**Stated goal:** Give the material once more, word for word, without any images.

**Information shown:**
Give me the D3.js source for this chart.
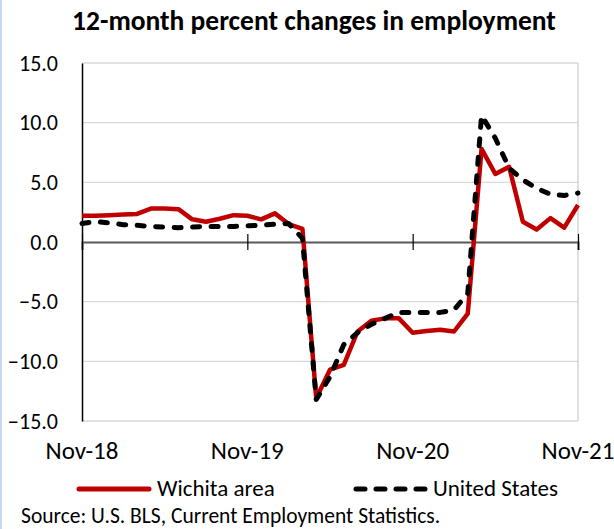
<!DOCTYPE html>
<html>
<head>
<meta charset="utf-8">
<title>12-month percent changes in employment</title>
<script src="https://d3js.org/d3.v7.min.js"></script>
<style>
  body { margin: 0; background: #fff; }
  text { font-family: Carlito, Calibri, Lato, sans-serif; fill: #000; }
</style>
</head>
<body>
<svg width="614" height="529"></svg>
<script>
// months Nov-18 .. Nov-21
var months = d3.range(37);
var tickMonths = [0, 12, 24, 36];
var tickLabels = ["Nov-18", "Nov-19", "Nov-20", "Nov-21"];
var yTicks = [-15, -10, -5, 0, 5, 10, 15];

var wichita = [2.2, 2.2, 2.25, 2.3, 2.35, 2.8, 2.8, 2.75, 1.9, 1.7, 1.95, 2.25, 2.2, 1.9, 2.4, 1.5, 1.1,
  -13.1, -10.7, -10.3, -7.5, -6.6, -6.4, -6.4, -7.6, -7.45, -7.35, -7.5, -6.0,
  7.8, 5.7, 6.3, 1.7, 1.05, 2.0, 1.2, 3.1];
var us = [1.55, 1.7, 1.6, 1.45, 1.4, 1.3, 1.25, 1.2, 1.25, 1.3, 1.3, 1.3, 1.35, 1.4, 1.5, 1.55, 0.3,
  -13.2, -11.3, -8.6, -7.6, -6.9, -6.4, -5.9, -5.9, -5.9, -5.9, -5.7, -4.3,
  10.6, 8.7, 6.2, 5.2, 4.5, 4.0, 3.9, 4.1];

var svg = d3.select("svg");

// thin blue edge on the left
svg.append("rect").attr("x", 0).attr("y", 0).attr("width", 2).attr("height", 529).attr("fill", "#c6d9f1");

var x = d3.scaleLinear().domain([0, 36]).range([82, 578]);
var y = d3.scaleLinear().domain([-15, 15]).range([421, 63]);

svg.append("text")
    .attr("x", 314).attr("y", 30)
    .attr("text-anchor", "middle")
    .attr("font-size", 27.5).attr("font-weight", "bold")
    .text("12-month percent changes in employment");

// gridlines
svg.append("g").selectAll("line")
  .data(yTicks.filter(function(d) { return d != 0; }))
  .enter().append("line")
    .attr("x1", x(0)).attr("x2", x(36))
    .attr("y1", function(d) { return y(d); })
    .attr("y2", function(d) { return y(d); })
    .attr("stroke", "#d9d9d9").attr("stroke-width", 1.3);

// right border
svg.append("line")
    .attr("x1", x(36)).attr("x2", x(36)).attr("y1", y(15)).attr("y2", y(-15))
    .attr("stroke", "#d0d0d0").attr("stroke-width", 1.3);

// y axis
var yAxis = svg.append("g")
    .attr("transform", "translate(" + x(0) + ",0)")
    .call(d3.axisLeft(y).tickValues(yTicks).tickSize(0).tickPadding(24).tickFormat(d3.format(".1f")));
yAxis.select(".domain").attr("stroke", "#000").attr("stroke-width", 1.5);
yAxis.selectAll("text").attr("font-size", 22).attr("font-family", "Carlito, Calibri, Lato, sans-serif");

// zero axis with ticks
var xAxis = svg.append("g")
    .attr("transform", "translate(0," + y(0) + ")")
    .call(d3.axisBottom(x).tickValues(tickMonths).tickSize(8).tickFormat(""));
xAxis.select(".domain").attr("stroke", "#595959").attr("stroke-width", 2);
xAxis.selectAll(".tick line").attr("y1", -8).attr("stroke", "#000").attr("stroke-width", 1.2);

svg.append("g").selectAll("text")
  .data(tickMonths)
  .enter().append("text")
    .attr("x", function(d) { return x(d); })
    .attr("y", 459)
    .attr("text-anchor", "middle")
    .attr("font-size", 25)
    .text(function(d, i) { return tickLabels[i]; });

var line = d3.line()
    .x(function(d, i) { return x(months[i]); })
    .y(function(d) { return y(d); });

svg.append("path")
    .datum(wichita)
    .attr("fill", "none")
    .attr("stroke", "#c00000")
    .attr("stroke-width", 4.5)
    .attr("stroke-linejoin", "round")
    .attr("d", line);

svg.append("path")
    .datum(us)
    .attr("fill", "none")
    .attr("stroke", "#000")
    .attr("stroke-width", 5)
    .attr("stroke-linecap", "round")
    .attr("stroke-linejoin", "round")
    .attr("stroke-dasharray", "7,11.5")
    .attr("d", line);

// legend
var lg = svg.append("g");
lg.append("line").attr("x1", 79).attr("x2", 149).attr("y1", 489).attr("y2", 489)
    .attr("stroke", "#c00000").attr("stroke-width", 5).attr("stroke-linecap", "round");
lg.append("text").attr("x", 157).attr("y", 496).attr("font-size", 23).text("Wichita area");
lg.append("line").attr("x1", 356).attr("x2", 426).attr("y1", 489).attr("y2", 489)
    .attr("stroke", "#000").attr("stroke-width", 5).attr("stroke-linecap", "round")
    .attr("stroke-dasharray", "9,11");
lg.append("text").attr("x", 433).attr("y", 496).attr("font-size", 23).text("United States");

svg.append("text")
    .attr("x", 21).attr("y", 523)
    .attr("font-size", 21.5)
    .text("Source: U.S. BLS, Current Employment Statistics.");
</script>
</body>
</html>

**Expected output:**
Give me the D3.js source for this chart.
<!DOCTYPE html>
<html>
<head>
<meta charset="utf-8">
<title>12-month percent changes in employment</title>
<script src="https://d3js.org/d3.v7.min.js"></script>
<style>
  body { margin: 0; background: #fff; }
  text { font-family: Carlito, Calibri, Lato, sans-serif; fill: #000; }
</style>
</head>
<body>
<svg width="614" height="529"></svg>
<script>
// months Nov-18 .. Nov-21
var months = d3.range(37);
var tickMonths = [0, 12, 24, 36];
var tickLabels = ["Nov-18", "Nov-19", "Nov-20", "Nov-21"];
var yTicks = [-15, -10, -5, 0, 5, 10, 15];

var wichita = [2.2, 2.2, 2.25, 2.3, 2.35, 2.8, 2.8, 2.75, 1.9, 1.7, 1.95, 2.25, 2.2, 1.9, 2.4, 1.5, 1.1,
  -13.1, -10.7, -10.3, -7.5, -6.6, -6.4, -6.4, -7.6, -7.45, -7.35, -7.5, -6.0,
  7.8, 5.7, 6.3, 1.7, 1.05, 2.0, 1.2, 3.1];
var us = [1.55, 1.7, 1.6, 1.45, 1.4, 1.3, 1.25, 1.2, 1.25, 1.3, 1.3, 1.3, 1.35, 1.4, 1.5, 1.55, 0.3,
  -13.2, -11.3, -8.6, -7.6, -6.9, -6.4, -5.9, -5.9, -5.9, -5.9, -5.7, -4.3,
  10.6, 8.7, 6.2, 5.2, 4.5, 4.0, 3.9, 4.1];

var svg = d3.select("svg");

// thin blue edge on the left
svg.append("rect").attr("x", 0).attr("y", 0).attr("width", 2).attr("height", 529).attr("fill", "#c6d9f1");

var x = d3.scaleLinear().domain([0, 36]).range([82, 578]);
var y = d3.scaleLinear().domain([-15, 15]).range([421, 63]);

svg.append("text")
    .attr("x", 314).attr("y", 30)
    .attr("text-anchor", "middle")
    .attr("font-size", 27.5).attr("font-weight", "bold")
    .text("12-month percent changes in employment");

// gridlines
svg.append("g").selectAll("line")
  .data(yTicks.filter(function(d) { return d != 0; }))
  .enter().append("line")
    .attr("x1", x(0)).attr("x2", x(36))
    .attr("y1", function(d) { return y(d); })
    .attr("y2", function(d) { return y(d); })
    .attr("stroke", "#d9d9d9").attr("stroke-width", 1.3);

// right border
svg.append("line")
    .attr("x1", x(36)).attr("x2", x(36)).attr("y1", y(15)).attr("y2", y(-15))
    .attr("stroke", "#d0d0d0").attr("stroke-width", 1.3);

// y axis
var yAxis = svg.append("g")
    .attr("transform", "translate(" + x(0) + ",0)")
    .call(d3.axisLeft(y).tickValues(yTicks).tickSize(0).tickPadding(24).tickFormat(d3.format(".1f")));
yAxis.select(".domain").attr("stroke", "#000").attr("stroke-width", 1.5);
yAxis.selectAll("text").attr("font-size", 22).attr("font-family", "Carlito, Calibri, Lato, sans-serif");

// zero axis with ticks
var xAxis = svg.append("g")
    .attr("transform", "translate(0," + y(0) + ")")
    .call(d3.axisBottom(x).tickValues(tickMonths).tickSize(8).tickFormat(""));
xAxis.select(".domain").attr("stroke", "#595959").attr("stroke-width", 2);
xAxis.selectAll(".tick line").attr("y1", -8).attr("stroke", "#000").attr("stroke-width", 1.2);

svg.append("g").selectAll("text")
  .data(tickMonths)
  .enter().append("text")
    .attr("x", function(d) { return x(d); })
    .attr("y", 459)
    .attr("text-anchor", "middle")
    .attr("font-size", 25)
    .text(function(d, i) { return tickLabels[i]; });

var line = d3.line()
    .x(function(d, i) { return x(months[i]); })
    .y(function(d) { return y(d); });

svg.append("path")
    .datum(wichita)
    .attr("fill", "none")
    .attr("stroke", "#c00000")
    .attr("stroke-width", 4.5)
    .attr("stroke-linejoin", "round")
    .attr("d", line);

svg.append("path")
    .datum(us)
    .attr("fill", "none")
    .attr("stroke", "#000")
    .attr("stroke-width", 5)
    .attr("stroke-linecap", "round")
    .attr("stroke-linejoin", "round")
    .attr("stroke-dasharray", "7,11.5")
    .attr("d", line);

// legend
var lg = svg.append("g");
lg.append("line").attr("x1", 79).attr("x2", 149).attr("y1", 489).attr("y2", 489)
    .attr("stroke", "#c00000").attr("stroke-width", 5).attr("stroke-linecap", "round");
lg.append("text").attr("x", 157).attr("y", 496).attr("font-size", 23).text("Wichita area");
lg.append("line").attr("x1", 356).attr("x2", 426).attr("y1", 489).attr("y2", 489)
    .attr("stroke", "#000").attr("stroke-width", 5).attr("stroke-linecap", "round")
    .attr("stroke-dasharray", "9,11");
lg.append("text").attr("x", 433).attr("y", 496).attr("font-size", 23).text("United States");

svg.append("text")
    .attr("x", 21).attr("y", 523)
    .attr("font-size", 21.5)
    .text("Source: U.S. BLS, Current Employment Statistics.");
</script>
</body>
</html>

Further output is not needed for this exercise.